From the Preface to the Heirs of the Fisherman
A half a century after the Iron Curtain was gone and the Communist ideology consigned to the dustbin of history, the American weekly Time (magazine designated the pontiff as its “Man of the Year” for 1994, explaining its choice in these terms.: “Pope John Paul II has, among many other things, the world’s bulliest pulpit. Few of t his predecessors over the past 2,000 years have spoken from it as often and as forcefully as he. When he talks, it is not only to his flock of nearly a billion; he expects the world to listen. And the flock and the world listen, not, always liking what they hear…People who see him—and countless millions have–do not forget him. His appearances generate an electricity unmatched by anyone else on earth.” Not bad for the heir of a Galilean fisherman….

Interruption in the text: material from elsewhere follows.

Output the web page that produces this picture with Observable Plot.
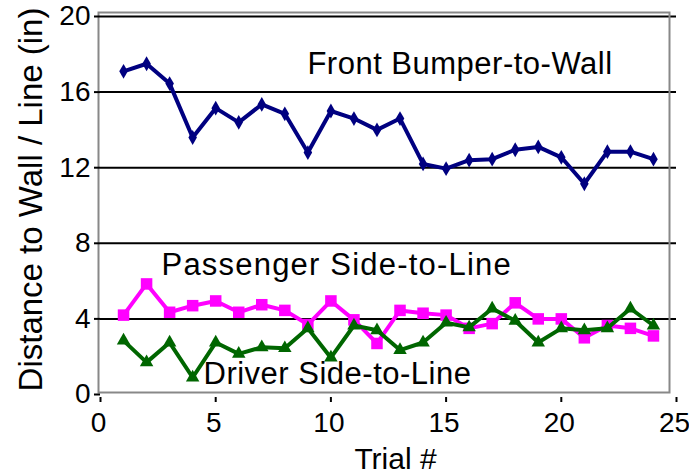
<!DOCTYPE html>
<html>
<head>
<meta charset="utf-8">
<script src="https://cdn.jsdelivr.net/npm/d3@7"></script>
<script src="https://cdn.jsdelivr.net/npm/@observablehq/plot@0.6"></script>
<style>
  body { margin: 0; background: #fff; }
</style>
</head>
<body>
<div id="chart"></div>
<script>
// ---- data ----
const trials = [1,2,3,4,5,6,7,8,9,10,11,12,13,14,15,16,17,18,19,20,21,22,23,24];
const frontBumper = [17.1,17.5,16.45,13.6,15.15,14.4,15.35,14.85,12.8,15.0,14.6,14.0,14.6,12.2,11.95,12.4,12.45,12.95,13.1,12.55,11.15,12.85,12.85,12.45];
const passengerSide = [4.2,5.85,4.35,4.7,4.95,4.35,4.75,4.45,3.7,4.95,3.95,2.7,4.45,4.3,4.2,3.5,3.75,4.85,4.0,4.0,3.0,3.65,3.5,3.1];
const driverSide = [2.85,1.7,2.75,0.9,2.75,2.15,2.5,2.45,3.5,1.95,3.65,3.4,2.35,2.75,3.8,3.55,4.55,3.9,2.75,3.5,3.4,3.5,4.55,3.65];
const seriesNames = ["Front Bumper-to-Wall", "Passenger Side-to-Line", "Driver Side-to-Line"];
const xTicks = [0,5,10,15,20,25];
const yTicks = [0,4,8,12,16,20];
const gridValues = [4,8,12,16,20];
const xTitle = "Trial #";
const yTitle = "Distance to Wall / Line (in)";

const toRows = vals => trials.map((t, i) => ({trial: t, value: vals[i]}));
const front = toRows(frontBumper);
const passenger = toRows(passengerSide);
const driver = toRows(driverSide);

const navy = "#000080", magenta = "#FF00FF", green = "#006600";
const font = "'Liberation Sans', Arial, Helvetica, sans-serif";

const chart = Plot.plot({
  width: 689,
  height: 474,
  marginLeft: 100,
  marginRight: 13,
  marginTop: 16,
  marginBottom: 80,
  style: {fontFamily: font, background: "white", color: "black", overflow: "visible"},
  x: {domain: [0, 25], axis: null, label: null},
  y: {domain: [0, 20], axis: null, label: null},
  marks: [
    Plot.ruleY(gridValues, {stroke: "black", strokeWidth: 2}),
    Plot.frame({stroke: "#888888", strokeWidth: 2, insetLeft: -2, insetRight: 7, insetTop: -4, insetBottom: 2}),
    Plot.axisY(yTicks, {tickSize: 6, tickPadding: 4, fontSize: 28, strokeWidth: 2, label: null}),
    Plot.axisX(xTicks, {tickSize: 0, tickPadding: 18, fontSize: 28, dx: -2, label: null}),
    Plot.tickX(xTicks, {x: d => d, stroke: "black", strokeWidth: 2, insetTop: 381, insetBottom: -8}),
    Plot.line(front, {x: "trial", y: "value", stroke: navy, strokeWidth: 4}),
    Plot.dot(front, {x: "trial", y: "value", symbol: "diamond", fill: navy, r: 4.5}),
    Plot.line(passenger, {x: "trial", y: "value", stroke: magenta, strokeWidth: 4}),
    Plot.dot(passenger, {x: "trial", y: "value", symbol: "square", fill: magenta, r: 6.5}),
    Plot.line(driver, {x: "trial", y: "value", stroke: green, strokeWidth: 4}),
    Plot.dot(driver, {x: "trial", y: "value", symbol: "triangle", fill: green, r: 5}),
    Plot.text([seriesNames[0]], {text: d => d, x: 8.98, y: 16.98, textAnchor: "start", lineAnchor: "bottom", fontSize: 31, fill: "black"}),
    Plot.text([seriesNames[1]], {text: d => d, x: 2.65, y: 6.3, textAnchor: "start", lineAnchor: "bottom", fontSize: 31, fill: "black"}),
    Plot.text([seriesNames[2]], {text: d => d, x: 4.47, y: 0.58, textAnchor: "start", lineAnchor: "bottom", fontSize: 31, fill: "black"}),
    Plot.text([yTitle], {text: d => d, frameAnchor: "left", textAnchor: "middle", rotate: -90, dx: -59, dy: -6, lineAnchor: "bottom", fontSize: 33, fill: "black"}),
    Plot.text([xTitle], {text: d => d, frameAnchor: "bottom", textAnchor: "middle", dx: 7, dy: 74, lineAnchor: "bottom", fontSize: 30, fill: "black"})
  ]
});

// match the slightly wider letter spacing of the series labels in the reference
const spacing = {[seriesNames[0]]: "0.5px", [seriesNames[1]]: "1.2px", [seriesNames[2]]: "0.5px"};
d3.select(chart).selectAll("text").each(function () {
  const s = spacing[this.textContent];
  if (s) this.setAttribute("letter-spacing", s);
});
document.getElementById("chart").appendChild(chart);
</script>
</body>
</html>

Paul Gray, “Empire of the Spirit,” Time 144/20 (December 26, 1994): 20
One of the many things we see in many of our popes, and in a particular way in Saint John Paul II, is their human frailty. These men struggle with the same kinds of frailties we all struggle with, and one of the most noted frailties that John Paul II experienced was Parkinson’s disease, at least some form of it. And we remember these images of him shaking quite a bit, especially as he got older. Because of that, what he would do as he got older and more advanced in age and less capable of actually signing his name is that he reached the point where he just started to initial his name, “JP II.”
This item is an example of that. The photograph of him is when he was quite a bit younger, but the signature, “JP II,” indicates that it certainly was signed much later in his pontificate, not long before his death. We can see that there’s a raised stamp to indicate it was signed by him.
I think of him being canonized, and a big part of his holiness was his modeling for us the journey towards sainthood: it was his ability to suffer. He suffered greatly in his final years.
A Memory of a Seminarian in Rome
“I remember the last day he came to the window. I was there in the square as a seminarian in Rome, and he couldn’t speak, and he was shaking you could see, and we all stood in the square cheering him on. I remember thinking to myself, “Holy Father, you don’t need to say anything. You say everything with your life by showing us the beauty and the dignity of human life in the midst of great suffering up to those final moments of journey to the Lord, to the Father’s house.
I think of this small signature that happened later in his life, and I am reminded what a great model and great example he gave to us.”
Pope John Paul showed us the value of the elderly. I had a non-Catholic friend of mine say to me while John Paul was still alive, “Well, how can he lead when he’s so incapacitated?” And I said to him exactly what you’re saying, “In his leadership, what he is doing is showing us the value of the elderly and the dignity of human life.”
That is so important these days—to recognize the dignity and the worth of human life and that everyone still contributes to the life of the Church, to the lives of others, even in the midst of great suffering and illness. So those that are suffering might turn to John Paul II for his prayer and his example to know how to journey with the Lord in the midst of those final days of life. And through that suffering, to offer it up. We certainly saw that in an incredibly graceful way in Saint John Paul the Great: uniting that suffering to the heart of Christ.
Today, we celebrate the memory of Beloved Saint John Paul’s selection as Time Magazine’s, Man of the Year 1994.
Saint John Paul, on the feast of Saint Stephen, pray for us!